This is the new blog! Hope you like this new WordPress version! As you may be able to see, I was able to import all my old posts so I’m not starting over completely from scratch.
Perhaps the most significant change to this new blog is that I’m now trying to make a little podcast out of it. Hearing a voice may be somewhat more interesting, or at least more fun for me to produce. That said, I’m sure I won’t be able to record something for every single post, just as I know I can’t post every single day, but I’ll see how it goes.
I got my 2nd rejection slip of ’08 earlier this week for my short story Oberon’s Paradise. I have three or four more magazines I want to try selling it to, then I don’t think I’ll be able to resist the urge to just podcast it with some incidental music, as I think that would be fun to create. I have a few other short stories I’m working on, but nothing near completion yet. And I should really get back to writing my other two novels as well sometime.
Also earlier this week, I found a very interesting video on YouTube with game designer Will Wright and some musician that I’ve never heard of. They were talking about generative systems, which Wikipedia calls “systems that use a few basic rules to yield extremely varied and unpredictable patterns.” So, they are basically systems which are good at producing emergent properties. The video from YouTube is just a clip from a much longer talk they gave (available to see here) which I could not resist sitting through. In the longer video, you get to see Will Wright talk about the role of generative systems in games and, more specifically, in the upcoming game Spore. He also touched briefly on the subject of applying generative systems to narrative stories, which I also thought was pretty fascinating.
Anyway, this is the YouTube clip.
One other thing that caught my attention in the longer video. Take a look at what they say about music:
Will Wright: Can you imagine any sort of even this past computational filter that would pre-listen to the music, analyze the structure, look for a pattern, whatever, that would at least prune out the 90% that you obviously don’t want to listen to and let you focus your efforts on the 10% that has some promise?
Brian Eno: Would you like to work on that for me?
Will Wright: Sure, I would love to. You just have to give me the algorithms, I’ll cut it right up for you.
Brian Eno: No, it’s, funnily enough there’s been a lot of research into that, because you know there are always people trying to figure out how you write a hit.
Will Wright: Oh, I see. Formalizing the–
Brian Eno: Something I wouldn’t mind knowing about.
Will Wright: The hit generator.
Brian Eno: So there’s been all sorts of attempts to do that, but they’ve been astoundingly unsuccessful so far.

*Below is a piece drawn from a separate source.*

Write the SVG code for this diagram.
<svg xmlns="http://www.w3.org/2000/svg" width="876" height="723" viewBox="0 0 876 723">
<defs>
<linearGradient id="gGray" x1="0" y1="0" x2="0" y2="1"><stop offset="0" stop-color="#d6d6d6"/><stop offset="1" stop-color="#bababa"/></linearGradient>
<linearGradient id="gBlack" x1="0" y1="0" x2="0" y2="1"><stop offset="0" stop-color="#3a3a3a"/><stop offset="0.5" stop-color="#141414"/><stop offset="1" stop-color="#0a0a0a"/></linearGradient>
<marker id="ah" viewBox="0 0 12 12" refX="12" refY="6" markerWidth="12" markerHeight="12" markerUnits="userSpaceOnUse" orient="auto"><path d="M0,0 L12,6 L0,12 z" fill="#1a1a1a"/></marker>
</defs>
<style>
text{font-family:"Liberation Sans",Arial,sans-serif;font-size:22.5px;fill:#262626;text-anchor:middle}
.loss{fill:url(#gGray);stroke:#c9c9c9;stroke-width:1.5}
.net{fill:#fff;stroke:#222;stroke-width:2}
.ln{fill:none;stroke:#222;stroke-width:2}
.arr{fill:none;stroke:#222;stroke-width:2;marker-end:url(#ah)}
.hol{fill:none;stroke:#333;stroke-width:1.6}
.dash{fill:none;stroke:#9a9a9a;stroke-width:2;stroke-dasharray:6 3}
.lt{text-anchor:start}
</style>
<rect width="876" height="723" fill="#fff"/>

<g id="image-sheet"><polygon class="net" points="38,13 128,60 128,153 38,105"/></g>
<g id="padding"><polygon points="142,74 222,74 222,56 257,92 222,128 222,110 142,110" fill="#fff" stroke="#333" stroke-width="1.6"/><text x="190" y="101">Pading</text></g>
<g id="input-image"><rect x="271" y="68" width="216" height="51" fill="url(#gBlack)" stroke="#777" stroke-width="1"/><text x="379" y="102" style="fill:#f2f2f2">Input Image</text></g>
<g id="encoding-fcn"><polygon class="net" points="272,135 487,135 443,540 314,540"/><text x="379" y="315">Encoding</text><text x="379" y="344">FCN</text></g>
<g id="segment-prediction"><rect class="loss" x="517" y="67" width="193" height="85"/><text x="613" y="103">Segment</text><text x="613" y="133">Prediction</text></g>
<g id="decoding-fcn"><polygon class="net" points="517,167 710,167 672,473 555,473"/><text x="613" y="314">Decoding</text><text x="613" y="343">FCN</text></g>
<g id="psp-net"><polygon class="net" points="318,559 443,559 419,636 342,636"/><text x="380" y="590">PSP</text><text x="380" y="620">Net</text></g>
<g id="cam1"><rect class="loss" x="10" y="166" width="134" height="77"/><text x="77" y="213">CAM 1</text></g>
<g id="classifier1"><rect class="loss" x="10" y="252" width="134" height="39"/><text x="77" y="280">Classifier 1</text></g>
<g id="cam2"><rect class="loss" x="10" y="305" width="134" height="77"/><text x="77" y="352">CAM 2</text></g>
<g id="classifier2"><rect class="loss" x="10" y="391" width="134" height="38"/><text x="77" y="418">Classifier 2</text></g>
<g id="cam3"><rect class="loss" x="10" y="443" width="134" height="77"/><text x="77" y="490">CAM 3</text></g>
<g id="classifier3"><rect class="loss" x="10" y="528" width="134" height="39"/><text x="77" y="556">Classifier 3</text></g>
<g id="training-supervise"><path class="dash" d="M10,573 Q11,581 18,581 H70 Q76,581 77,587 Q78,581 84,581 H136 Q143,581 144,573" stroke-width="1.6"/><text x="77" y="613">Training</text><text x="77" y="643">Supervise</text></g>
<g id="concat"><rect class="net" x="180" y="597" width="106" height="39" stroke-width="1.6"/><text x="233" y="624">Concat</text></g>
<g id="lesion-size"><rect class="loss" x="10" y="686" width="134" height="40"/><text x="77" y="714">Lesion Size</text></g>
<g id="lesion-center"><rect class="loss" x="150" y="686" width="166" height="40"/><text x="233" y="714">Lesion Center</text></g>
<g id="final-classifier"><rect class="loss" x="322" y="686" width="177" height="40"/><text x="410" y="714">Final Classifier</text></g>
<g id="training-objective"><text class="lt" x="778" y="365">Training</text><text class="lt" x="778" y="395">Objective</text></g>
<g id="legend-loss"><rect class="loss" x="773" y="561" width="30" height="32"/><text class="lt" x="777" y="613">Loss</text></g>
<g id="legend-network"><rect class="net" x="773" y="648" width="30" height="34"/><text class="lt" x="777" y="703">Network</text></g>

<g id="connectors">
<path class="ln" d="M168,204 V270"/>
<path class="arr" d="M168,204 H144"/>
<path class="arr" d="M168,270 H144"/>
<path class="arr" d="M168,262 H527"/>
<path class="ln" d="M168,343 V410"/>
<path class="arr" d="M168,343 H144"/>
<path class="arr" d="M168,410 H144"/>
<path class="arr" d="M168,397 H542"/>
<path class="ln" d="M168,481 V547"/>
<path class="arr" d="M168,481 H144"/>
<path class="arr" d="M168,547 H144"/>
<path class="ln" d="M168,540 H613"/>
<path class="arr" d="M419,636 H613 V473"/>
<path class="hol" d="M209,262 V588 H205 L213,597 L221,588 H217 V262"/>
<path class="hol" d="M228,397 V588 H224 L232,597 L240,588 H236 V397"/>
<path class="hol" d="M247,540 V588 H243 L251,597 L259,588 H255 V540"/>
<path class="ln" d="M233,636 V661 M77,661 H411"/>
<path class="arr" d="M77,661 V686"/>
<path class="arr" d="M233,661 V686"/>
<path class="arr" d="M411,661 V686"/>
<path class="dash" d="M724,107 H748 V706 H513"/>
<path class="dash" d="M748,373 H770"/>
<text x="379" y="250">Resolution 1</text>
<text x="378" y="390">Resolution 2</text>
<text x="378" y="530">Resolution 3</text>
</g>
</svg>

I would agree that for the most part, most people exploring that area have been unsuccessful (though I honestly believe it’s only a matter of time) but I wonder if Mr. Eno is at all familiar with David Cope’s awesome work? His computer program doesn’t write music in exactly the way Will Wright describes, but I’d still say Cope’s program is, in a way, a form of a generative system.

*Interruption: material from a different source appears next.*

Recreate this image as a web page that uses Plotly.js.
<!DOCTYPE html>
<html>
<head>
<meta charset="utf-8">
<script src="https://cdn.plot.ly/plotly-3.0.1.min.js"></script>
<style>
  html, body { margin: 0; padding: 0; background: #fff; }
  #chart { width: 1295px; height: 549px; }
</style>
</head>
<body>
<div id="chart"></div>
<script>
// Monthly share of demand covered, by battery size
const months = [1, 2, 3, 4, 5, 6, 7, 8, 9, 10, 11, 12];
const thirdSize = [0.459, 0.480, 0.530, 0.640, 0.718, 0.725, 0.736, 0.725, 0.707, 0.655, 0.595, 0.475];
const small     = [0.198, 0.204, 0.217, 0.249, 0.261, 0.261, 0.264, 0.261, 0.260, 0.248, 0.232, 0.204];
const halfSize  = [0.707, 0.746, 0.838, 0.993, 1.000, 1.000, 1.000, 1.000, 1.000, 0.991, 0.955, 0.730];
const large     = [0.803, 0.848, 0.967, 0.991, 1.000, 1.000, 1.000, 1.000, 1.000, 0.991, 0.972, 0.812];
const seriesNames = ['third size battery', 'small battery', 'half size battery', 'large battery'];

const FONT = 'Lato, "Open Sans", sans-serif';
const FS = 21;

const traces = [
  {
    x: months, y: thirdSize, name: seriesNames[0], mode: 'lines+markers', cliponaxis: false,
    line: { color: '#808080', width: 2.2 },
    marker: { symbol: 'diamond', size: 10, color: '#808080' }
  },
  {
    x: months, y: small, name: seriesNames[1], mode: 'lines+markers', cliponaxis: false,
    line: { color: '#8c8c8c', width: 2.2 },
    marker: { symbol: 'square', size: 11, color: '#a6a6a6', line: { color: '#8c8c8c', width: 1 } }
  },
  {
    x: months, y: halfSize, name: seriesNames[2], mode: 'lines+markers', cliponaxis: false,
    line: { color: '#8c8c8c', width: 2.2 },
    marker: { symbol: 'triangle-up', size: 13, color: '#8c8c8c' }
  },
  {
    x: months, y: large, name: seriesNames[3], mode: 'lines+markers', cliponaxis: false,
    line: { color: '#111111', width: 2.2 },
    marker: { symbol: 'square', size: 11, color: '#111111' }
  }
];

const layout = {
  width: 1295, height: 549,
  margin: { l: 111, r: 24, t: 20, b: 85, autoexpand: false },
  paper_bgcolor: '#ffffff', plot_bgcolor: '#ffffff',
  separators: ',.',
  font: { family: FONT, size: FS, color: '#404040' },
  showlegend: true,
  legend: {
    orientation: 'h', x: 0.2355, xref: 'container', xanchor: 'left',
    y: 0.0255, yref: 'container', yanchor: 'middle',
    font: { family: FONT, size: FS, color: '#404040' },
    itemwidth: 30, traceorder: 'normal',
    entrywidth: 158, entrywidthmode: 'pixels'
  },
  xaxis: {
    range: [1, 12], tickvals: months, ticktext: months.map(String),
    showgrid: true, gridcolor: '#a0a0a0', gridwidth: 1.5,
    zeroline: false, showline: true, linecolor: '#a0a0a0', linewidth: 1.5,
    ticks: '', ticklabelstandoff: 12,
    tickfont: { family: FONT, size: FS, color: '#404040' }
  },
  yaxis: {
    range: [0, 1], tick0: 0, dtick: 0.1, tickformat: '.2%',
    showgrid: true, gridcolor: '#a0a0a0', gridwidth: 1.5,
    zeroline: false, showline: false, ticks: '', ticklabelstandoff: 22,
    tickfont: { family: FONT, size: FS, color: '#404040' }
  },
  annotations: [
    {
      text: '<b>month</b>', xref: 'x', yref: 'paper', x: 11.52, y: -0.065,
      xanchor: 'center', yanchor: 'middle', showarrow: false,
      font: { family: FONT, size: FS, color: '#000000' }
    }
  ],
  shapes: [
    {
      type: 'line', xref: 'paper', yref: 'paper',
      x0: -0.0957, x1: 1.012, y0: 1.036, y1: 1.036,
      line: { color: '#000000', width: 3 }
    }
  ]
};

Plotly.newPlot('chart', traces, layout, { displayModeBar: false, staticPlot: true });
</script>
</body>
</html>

So, as I have started writing a book on the art of melody (or started planning it, really), I think I will definitely explore the subject of a generative system for melody. I’m not sure I’ll do anything really new, but it must be a fascinating area of study.
Oooh, I just visited Mr. Cope’s site, and it looks like he’s got two free rough-draft books up temporarily, one on musical suggestions for beginning music students and one on … of all things, board games! Games, music, generative systems, it’s all related! I love it!